Somewhere between automating jobs that no-one wants and automation as the destroyer of society as we know it, the case for the middle ground is sustainable automation. This is all about automation strategies that not only look for the immediate business benefits – reduced energy costs, more efficient use of materials, reduced labour costs (perhaps) – but also take a more holistic view of the impact of automation on the environmental footprint of a company, along with the overall value of its human capital.

The three pillars of sustainable automation. Image: TGE

The three pillars of sustainable automation. Image: TGE

Environmental impact can often be tied in with the financial case. Sustainable automation seeks to minimise resource usage and waste generation by optimising production processes, reducing material inputs, and recycling or repurposing waste materials. All of these can have a beneficial cost impact. But linking an automation strategy with a human capital strategy may require a little more analysis. Implementing sustainable automation often requires upskilling or reskilling workers to operate and maintain automated systems. And, while automation may eliminate some manual tasks, it can also create new roles in areas such as system monitoring, data collection and analysis, and maintenance.

Therefore, a human capital strategy that focuses on continuous learning and development, and emphasises job creation and retention, can ensure employees have the necessary skills to adapt in a technologically advancing environment and can help mitigate the potential negative impacts of automation on employment levels. In the long run it can prove more economically sustainable for firms to build their human capital strategies around talent mobility aligned to their technology strategies for automation and future operations.

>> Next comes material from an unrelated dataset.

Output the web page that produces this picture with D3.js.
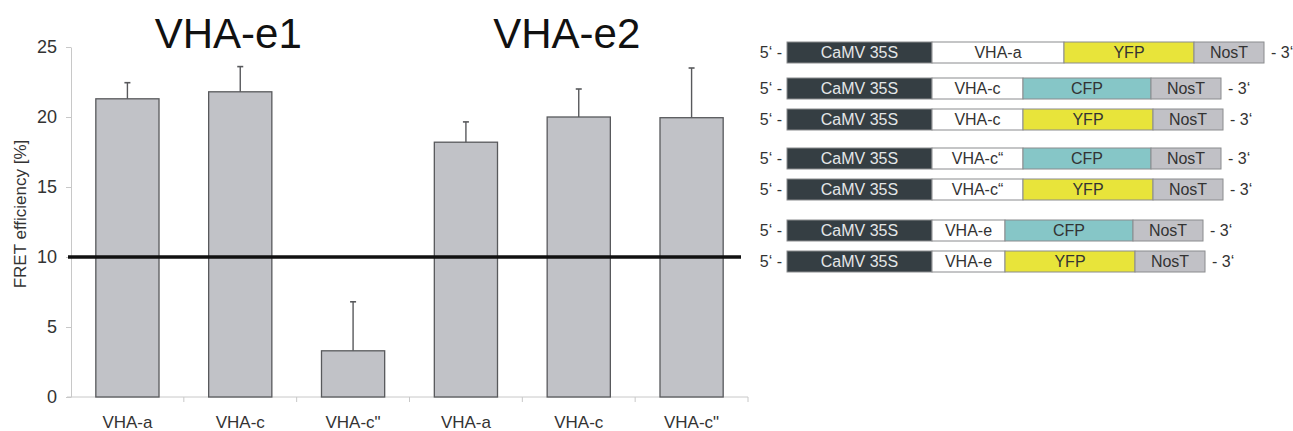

So, there’s a carrot for sustainable automation. But there’s also a stick. According to the Office for National Statistics (ONS), current job vacancies in UK manufacturing stand at around 65,000, a fall from the post-pandemic peak of 95,000 in 2022 but still not recovered to the pre-pandemic levels of around 55,000. Manufacturing companies – many of them small or medium-sized – are struggling to fill important slots in the workforce. For a sizable number of those slots, automation – accompanied perhaps by a smart re-jig of the team – may be the only viable alternative.